Observations from NASA’s Swift satellite have revealed a so-called gamma-ray burst for which the afterglow remained visible for more than 125 days.

When a star that’s 10 to 25 times as massive as the Sun checks out, it can release in a matter of seconds the same amount of energy that the sun will radiate over its 10-billion-year lifetime.

Once ejected, these GRB jets slam into nearby interstellar gas, and the resulting collision generates an intense afterglow that can radiate brightly in X-rays and other wavelengths.

Dubbed GRB 060729 for the date of its discovery, the long-lived gamma-ray burst resides in the constellation Pictor. Swift’s X-ray telescope monitored the afterglow until it faded out, a phenomenon that typically lasts for a week or two.

But the afterglow from this burst started off so bright and faded so slowly that the telescope monitored it for months, into late November 2006. In addition to its unprecedented brightness, the long-lived GRB is much closer to Earth than many bursts, which allowed the telescope to pick up the glow for an extended period.

Unlike other afterglows, the long-lived one showed little drop in brightness over the 125 days of observation. The prolonged light output suggests an underlying engine that pumped energy continuously to the burst.

“It requires a larger energy injection than what we normally see in bursts and may require continuous energy input from the central engine,” said study team leader Dirk Grupe, an astronomer of Penn State University.

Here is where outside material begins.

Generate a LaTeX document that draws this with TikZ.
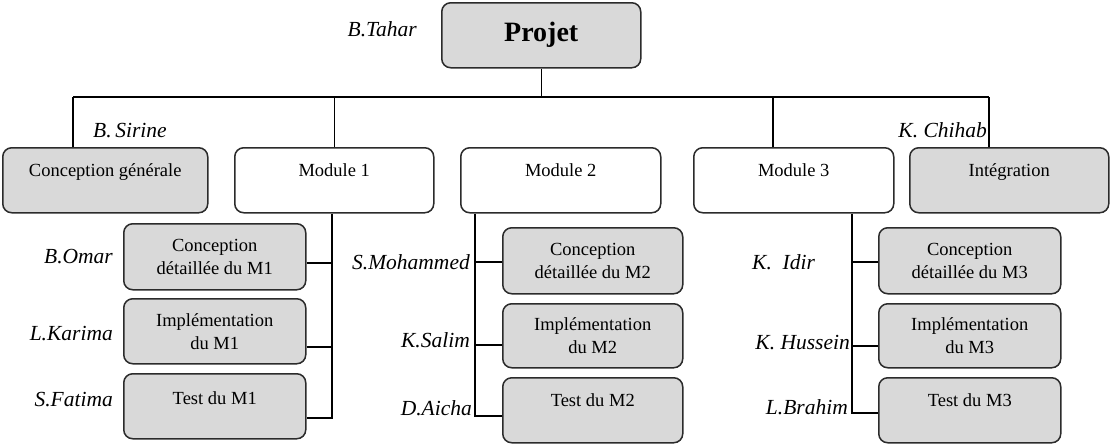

The central engine could be a magnetar, a neutron star with a mega magnetic field, the scientists suggest. The magnetic field puts the brakes on the magnetar’s rotation. The energy from this spin-down could get converted into magnetic energy that flows into the initial blast wave that triggered the GRB in the first place.

Grupe’s colleague Xiang-Yu Wang, also of Penn State, calculated that this magnetic energy could power an observed afterglow for months.

The research will be published in an upcoming issue of The Astrophysical Journal.